Das Scheitern der WTO-Verhandlungen ändert grundsätzlich nichts an den Positionen zur AP 2011. Allerdings dürfte der Druck zur Umlagerung von Marktstützungen auf Direktzahlungen geringer werden, ist dies doch eine zentrale WTO-Forderung. Der Schaffhauser SVP-Ständerat und Wak-Präsident Hannes Germann sieht daher mehr Spielraum, um weiterhin Marktstützungen zu zahlen. «Die Forderung nach einem höheren Rahmenkredit dürfte es schwieriger haben.» Ähnlich beurteilt Martin Rufer, beim Bauernverband zuständig für die AP 2011 die Ausganglage: «Beim Rahmenkredit dürfte es knapp werden, allgemein stehen unsere Chancen aber gut.» Germann glaubt, dass nach dem Scheitern der WTO-Verhandlungen Reformen in der Landwirtschaft für die Wirtschaftsvertreter kein Kernanliegen mehr sind. Rudolf Walser, Chefökonome bei Economiesuisse, bestreitet dies allerdings.

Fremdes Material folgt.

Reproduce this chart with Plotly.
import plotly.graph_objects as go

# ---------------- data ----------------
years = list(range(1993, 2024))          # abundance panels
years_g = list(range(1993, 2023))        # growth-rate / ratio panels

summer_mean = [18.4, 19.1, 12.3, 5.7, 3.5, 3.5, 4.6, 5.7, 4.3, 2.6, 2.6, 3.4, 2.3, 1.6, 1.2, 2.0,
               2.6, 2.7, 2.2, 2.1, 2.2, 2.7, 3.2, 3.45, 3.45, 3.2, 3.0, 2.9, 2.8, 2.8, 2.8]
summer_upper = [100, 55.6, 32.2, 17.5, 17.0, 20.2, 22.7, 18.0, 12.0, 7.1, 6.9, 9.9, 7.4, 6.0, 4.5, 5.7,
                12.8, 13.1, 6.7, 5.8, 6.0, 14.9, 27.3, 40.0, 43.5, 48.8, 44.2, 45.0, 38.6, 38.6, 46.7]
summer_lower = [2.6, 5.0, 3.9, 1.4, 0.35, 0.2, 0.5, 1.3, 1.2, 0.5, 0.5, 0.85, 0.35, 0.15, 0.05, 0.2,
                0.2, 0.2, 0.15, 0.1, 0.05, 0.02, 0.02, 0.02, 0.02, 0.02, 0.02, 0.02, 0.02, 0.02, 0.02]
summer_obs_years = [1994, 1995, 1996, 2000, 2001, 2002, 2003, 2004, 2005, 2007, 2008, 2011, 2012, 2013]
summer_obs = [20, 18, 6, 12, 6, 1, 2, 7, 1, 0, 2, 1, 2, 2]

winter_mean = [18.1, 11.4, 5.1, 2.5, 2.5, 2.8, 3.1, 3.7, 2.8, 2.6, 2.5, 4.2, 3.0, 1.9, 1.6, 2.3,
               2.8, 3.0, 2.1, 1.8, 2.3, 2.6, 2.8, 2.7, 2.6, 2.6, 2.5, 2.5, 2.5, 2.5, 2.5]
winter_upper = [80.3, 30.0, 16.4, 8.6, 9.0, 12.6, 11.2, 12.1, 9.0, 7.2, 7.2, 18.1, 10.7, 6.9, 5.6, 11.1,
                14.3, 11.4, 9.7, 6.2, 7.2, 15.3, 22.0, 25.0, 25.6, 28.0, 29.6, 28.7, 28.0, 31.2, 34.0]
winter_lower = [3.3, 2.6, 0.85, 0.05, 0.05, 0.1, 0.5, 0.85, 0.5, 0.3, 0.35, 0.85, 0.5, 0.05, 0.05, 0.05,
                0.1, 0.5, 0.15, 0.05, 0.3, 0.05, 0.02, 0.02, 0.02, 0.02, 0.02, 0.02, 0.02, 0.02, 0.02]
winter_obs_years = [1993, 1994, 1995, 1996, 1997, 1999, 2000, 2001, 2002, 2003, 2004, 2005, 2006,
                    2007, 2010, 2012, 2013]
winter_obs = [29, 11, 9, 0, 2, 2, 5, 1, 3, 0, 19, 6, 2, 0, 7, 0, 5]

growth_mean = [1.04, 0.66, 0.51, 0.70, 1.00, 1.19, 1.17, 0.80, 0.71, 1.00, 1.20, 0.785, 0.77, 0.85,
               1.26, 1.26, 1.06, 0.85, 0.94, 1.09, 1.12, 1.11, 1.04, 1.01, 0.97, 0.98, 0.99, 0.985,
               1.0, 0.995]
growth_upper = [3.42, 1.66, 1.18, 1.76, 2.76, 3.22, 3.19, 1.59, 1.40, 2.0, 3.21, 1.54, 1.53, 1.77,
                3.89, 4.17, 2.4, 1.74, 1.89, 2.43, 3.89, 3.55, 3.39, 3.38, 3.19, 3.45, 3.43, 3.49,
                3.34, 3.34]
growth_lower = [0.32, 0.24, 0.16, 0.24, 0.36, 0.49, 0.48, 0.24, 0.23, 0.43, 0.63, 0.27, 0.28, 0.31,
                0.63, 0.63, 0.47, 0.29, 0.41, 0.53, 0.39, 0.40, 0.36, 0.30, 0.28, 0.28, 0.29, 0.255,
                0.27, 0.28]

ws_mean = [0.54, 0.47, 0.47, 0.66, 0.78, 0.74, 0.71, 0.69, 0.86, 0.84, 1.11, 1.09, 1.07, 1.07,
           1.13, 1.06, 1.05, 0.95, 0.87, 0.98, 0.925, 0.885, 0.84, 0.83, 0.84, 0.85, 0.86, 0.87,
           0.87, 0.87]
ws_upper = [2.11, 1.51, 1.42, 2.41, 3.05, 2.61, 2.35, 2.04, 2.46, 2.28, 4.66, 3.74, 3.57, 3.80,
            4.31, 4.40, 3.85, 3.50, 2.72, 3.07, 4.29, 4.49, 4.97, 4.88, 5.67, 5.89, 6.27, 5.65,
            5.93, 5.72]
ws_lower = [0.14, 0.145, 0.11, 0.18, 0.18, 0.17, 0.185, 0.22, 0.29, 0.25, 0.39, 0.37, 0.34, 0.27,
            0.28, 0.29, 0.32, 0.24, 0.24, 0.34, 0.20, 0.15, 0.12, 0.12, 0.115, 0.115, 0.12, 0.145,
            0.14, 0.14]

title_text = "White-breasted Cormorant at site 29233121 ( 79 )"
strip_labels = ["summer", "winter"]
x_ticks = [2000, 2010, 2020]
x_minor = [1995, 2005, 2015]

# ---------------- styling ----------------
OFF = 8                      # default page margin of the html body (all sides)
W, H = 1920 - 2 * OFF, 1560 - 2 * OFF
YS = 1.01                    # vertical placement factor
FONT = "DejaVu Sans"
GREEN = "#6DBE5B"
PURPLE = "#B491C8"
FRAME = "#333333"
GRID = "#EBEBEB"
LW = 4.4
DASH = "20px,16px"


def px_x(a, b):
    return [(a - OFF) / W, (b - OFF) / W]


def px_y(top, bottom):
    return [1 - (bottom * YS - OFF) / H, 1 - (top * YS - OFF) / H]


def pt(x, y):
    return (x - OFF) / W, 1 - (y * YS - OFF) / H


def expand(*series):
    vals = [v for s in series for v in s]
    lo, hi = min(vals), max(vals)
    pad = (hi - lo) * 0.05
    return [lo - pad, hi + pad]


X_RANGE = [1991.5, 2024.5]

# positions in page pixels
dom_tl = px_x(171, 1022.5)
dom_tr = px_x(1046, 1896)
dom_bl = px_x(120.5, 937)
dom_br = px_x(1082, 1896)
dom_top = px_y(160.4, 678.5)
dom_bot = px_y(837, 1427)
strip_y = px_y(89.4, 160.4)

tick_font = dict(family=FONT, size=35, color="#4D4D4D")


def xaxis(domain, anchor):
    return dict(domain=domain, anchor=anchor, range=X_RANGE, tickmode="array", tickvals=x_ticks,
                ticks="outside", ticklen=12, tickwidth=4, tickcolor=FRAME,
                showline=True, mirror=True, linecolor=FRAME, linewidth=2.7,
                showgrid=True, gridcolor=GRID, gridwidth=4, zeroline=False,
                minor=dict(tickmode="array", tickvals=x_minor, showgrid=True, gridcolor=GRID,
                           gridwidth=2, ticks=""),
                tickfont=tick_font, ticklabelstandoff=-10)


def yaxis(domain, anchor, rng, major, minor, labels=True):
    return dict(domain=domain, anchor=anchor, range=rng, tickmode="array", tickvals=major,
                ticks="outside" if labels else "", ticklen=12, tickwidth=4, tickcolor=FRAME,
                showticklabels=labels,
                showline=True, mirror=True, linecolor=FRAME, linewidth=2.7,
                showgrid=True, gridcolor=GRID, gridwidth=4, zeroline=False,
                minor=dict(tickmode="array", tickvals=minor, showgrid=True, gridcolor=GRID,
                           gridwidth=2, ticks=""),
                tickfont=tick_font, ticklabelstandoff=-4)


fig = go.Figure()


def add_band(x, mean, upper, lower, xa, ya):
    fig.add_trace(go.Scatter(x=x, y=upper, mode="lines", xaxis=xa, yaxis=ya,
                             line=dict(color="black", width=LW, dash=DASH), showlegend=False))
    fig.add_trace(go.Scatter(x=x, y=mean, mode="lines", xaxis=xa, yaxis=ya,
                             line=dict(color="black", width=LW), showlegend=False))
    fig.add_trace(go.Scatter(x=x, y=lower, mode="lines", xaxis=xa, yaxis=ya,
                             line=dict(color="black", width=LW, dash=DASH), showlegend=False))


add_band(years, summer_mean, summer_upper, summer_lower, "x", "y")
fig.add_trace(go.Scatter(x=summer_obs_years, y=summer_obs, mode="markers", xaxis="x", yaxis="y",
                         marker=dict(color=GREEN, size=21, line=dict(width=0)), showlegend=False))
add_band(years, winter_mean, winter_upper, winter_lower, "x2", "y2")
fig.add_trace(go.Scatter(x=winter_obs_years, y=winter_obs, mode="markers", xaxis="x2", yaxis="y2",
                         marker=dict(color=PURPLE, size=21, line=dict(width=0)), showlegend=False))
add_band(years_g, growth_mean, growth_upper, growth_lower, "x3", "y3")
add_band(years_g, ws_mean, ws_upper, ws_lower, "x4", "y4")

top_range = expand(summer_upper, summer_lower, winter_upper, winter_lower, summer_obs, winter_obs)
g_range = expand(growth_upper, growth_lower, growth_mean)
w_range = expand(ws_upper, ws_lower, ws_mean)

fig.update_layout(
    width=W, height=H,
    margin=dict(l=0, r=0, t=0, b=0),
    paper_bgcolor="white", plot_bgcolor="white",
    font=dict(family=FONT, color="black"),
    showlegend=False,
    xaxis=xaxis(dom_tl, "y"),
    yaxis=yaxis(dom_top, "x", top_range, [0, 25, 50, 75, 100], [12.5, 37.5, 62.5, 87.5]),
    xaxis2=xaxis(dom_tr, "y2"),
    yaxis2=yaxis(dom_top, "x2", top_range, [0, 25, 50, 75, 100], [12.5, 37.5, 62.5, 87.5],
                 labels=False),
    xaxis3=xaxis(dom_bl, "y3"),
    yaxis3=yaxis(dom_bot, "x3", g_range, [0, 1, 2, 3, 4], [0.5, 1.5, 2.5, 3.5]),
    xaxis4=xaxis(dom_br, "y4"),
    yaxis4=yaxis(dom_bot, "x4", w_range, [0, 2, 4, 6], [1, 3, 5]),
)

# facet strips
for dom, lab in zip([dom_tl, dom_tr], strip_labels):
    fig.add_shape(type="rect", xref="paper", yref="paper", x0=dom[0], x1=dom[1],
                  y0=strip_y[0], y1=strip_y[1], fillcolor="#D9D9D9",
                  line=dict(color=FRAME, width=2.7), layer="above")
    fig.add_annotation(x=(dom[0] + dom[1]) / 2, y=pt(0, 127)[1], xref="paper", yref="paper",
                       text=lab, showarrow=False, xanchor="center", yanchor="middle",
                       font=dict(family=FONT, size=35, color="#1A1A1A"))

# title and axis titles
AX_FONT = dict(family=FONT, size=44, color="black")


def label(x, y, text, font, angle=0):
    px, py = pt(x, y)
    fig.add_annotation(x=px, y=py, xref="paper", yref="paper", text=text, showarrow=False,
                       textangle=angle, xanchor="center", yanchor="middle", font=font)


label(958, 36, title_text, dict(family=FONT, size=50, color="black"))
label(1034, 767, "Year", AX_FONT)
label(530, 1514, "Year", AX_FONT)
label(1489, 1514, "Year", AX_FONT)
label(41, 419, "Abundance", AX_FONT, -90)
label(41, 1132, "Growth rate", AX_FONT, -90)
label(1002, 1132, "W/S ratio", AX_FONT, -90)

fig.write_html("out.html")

Der Reformprozess in der Landwirtschaft müsse so oder so unbedingt weitergehen. Das tönt insofern plausibel, als auch der Bauernverband davon ausgeht, dass die Schweiz nach der gescheiterten WTO-Runde bilaterale Wirtschaftsverträge abschliessen wird, die auch die Landwirtschaft einschliessen. Ein Beispiel dafür wäre das geplante Landwirtschafts-Freihandelsabkommen mit der EU. Dass die neue Ausganglage die Chancen der Bauern erhöht, die AP 2011 bremsen zu können, räumt allerdings auch Walser indirekt ein: «Es wäre bedauerlich, wenn das Parlament im Hinblick auf die Wahlen 2007 noch hinter die nicht besonders mutige Positionen des Bundesrates zurückgehen würde.»